Premièrement, les nouvelles règles s’appliquant aux différentes réformes du droit de la copropriété divise au Québec depuis 2018 accroissent les pouvoirs et les charges financières du syndicat de copropriété. En conséquence, « les nouvelles règles nécessitent d’envisager des hausses de charges communes », a indiqué François Archambault, directeur principal du centre d’expertise Banque Nationale Gestion privée 1859 et formateur lors du congrès de l’Institut québécois de planification financière (IQPF), en septembre dernier.

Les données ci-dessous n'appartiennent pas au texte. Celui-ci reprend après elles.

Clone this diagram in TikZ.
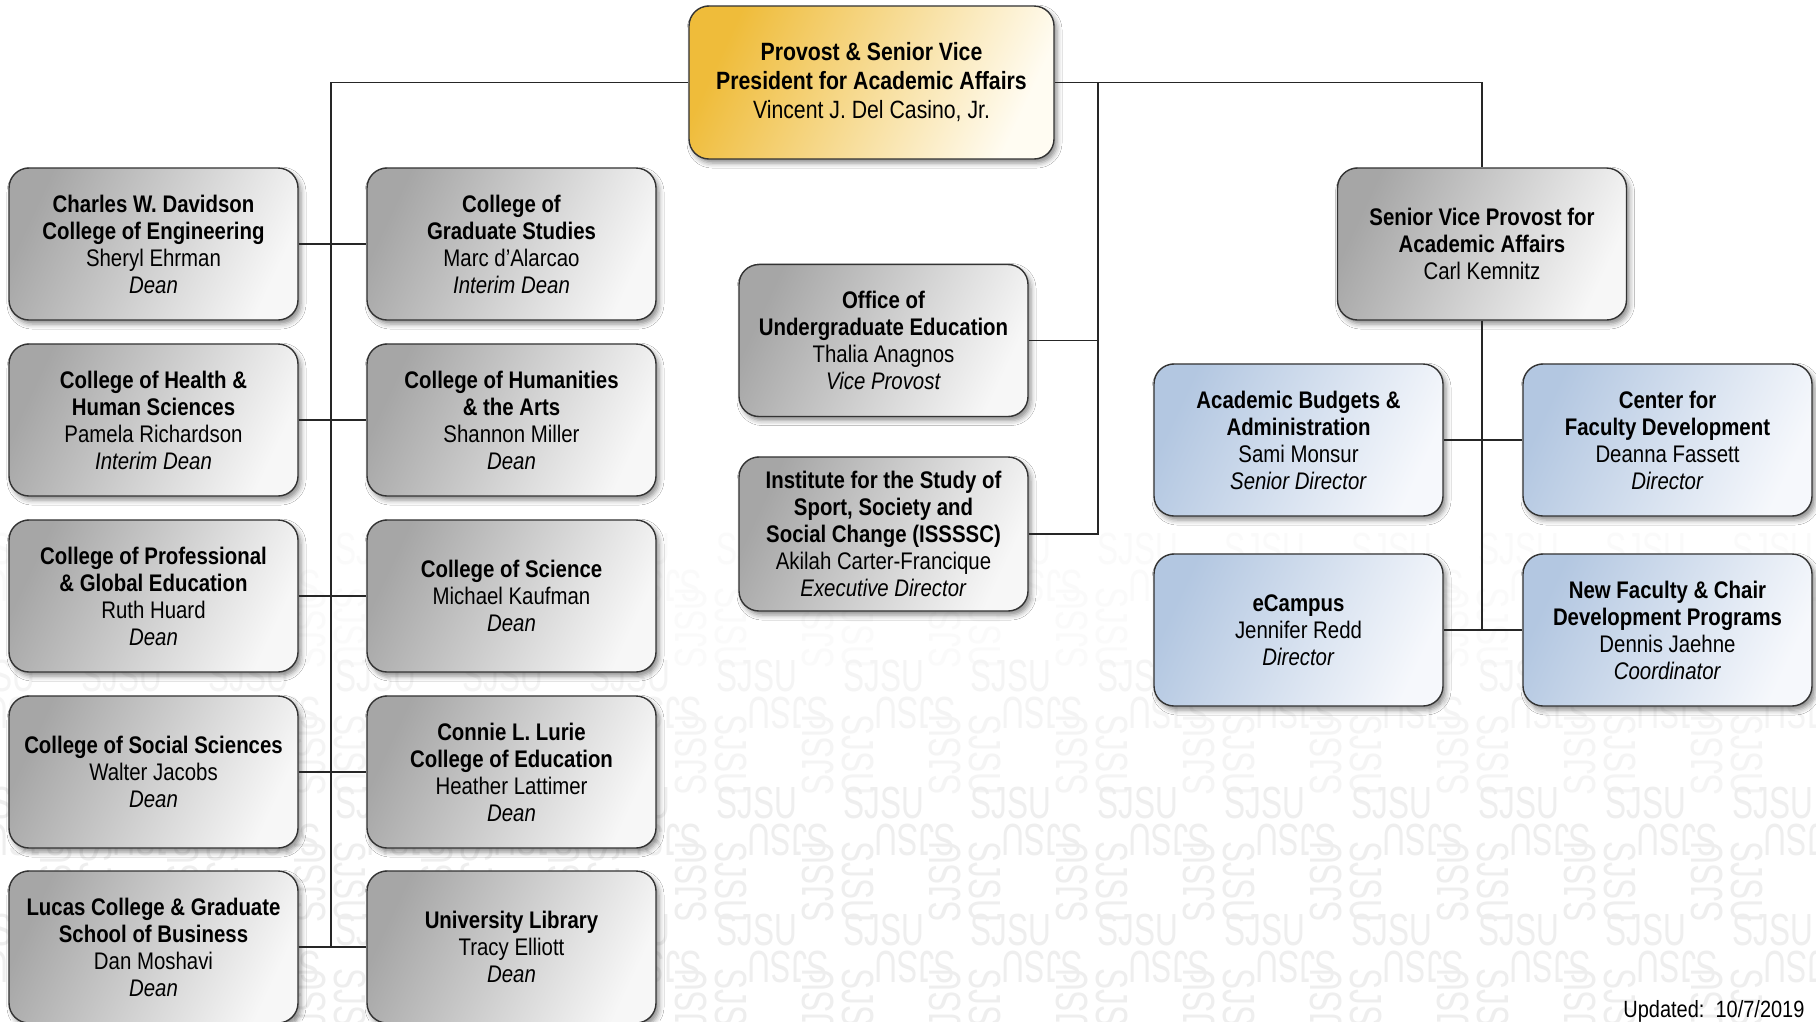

Deuxièmement, l’évolution du marché de l’assurance habitation augmente la probabilité qu’une ou plusieurs cotisations spéciales doivent être versées au syndicat de copropriété par un copropriétaire.
Évidemment, chaque situation est différente. Or, en raison de ces éléments, les copropriétaires ou les personnes qui envisagent d’acheter une copropriété devraient prévoir à leur budget des cotisations spéciales à payer au syndicat de copropriété. « Vos clients doivent avoir des montants suffisants ou la possibilité d’emprunter » pour faire face à ces nouvelles charges financières, selon François Archambault.
Revenons aux effets des changements au droit de la copropriété divise au Québec. Ces réformes ne touchent pas les copropriétés indivises, c’est-à-dire les propriétés pour lesquelles les copropriétaires détiennent une quote-part dans le bien, mais dont les parties communes et les parties privatives ne sont pas déterminées.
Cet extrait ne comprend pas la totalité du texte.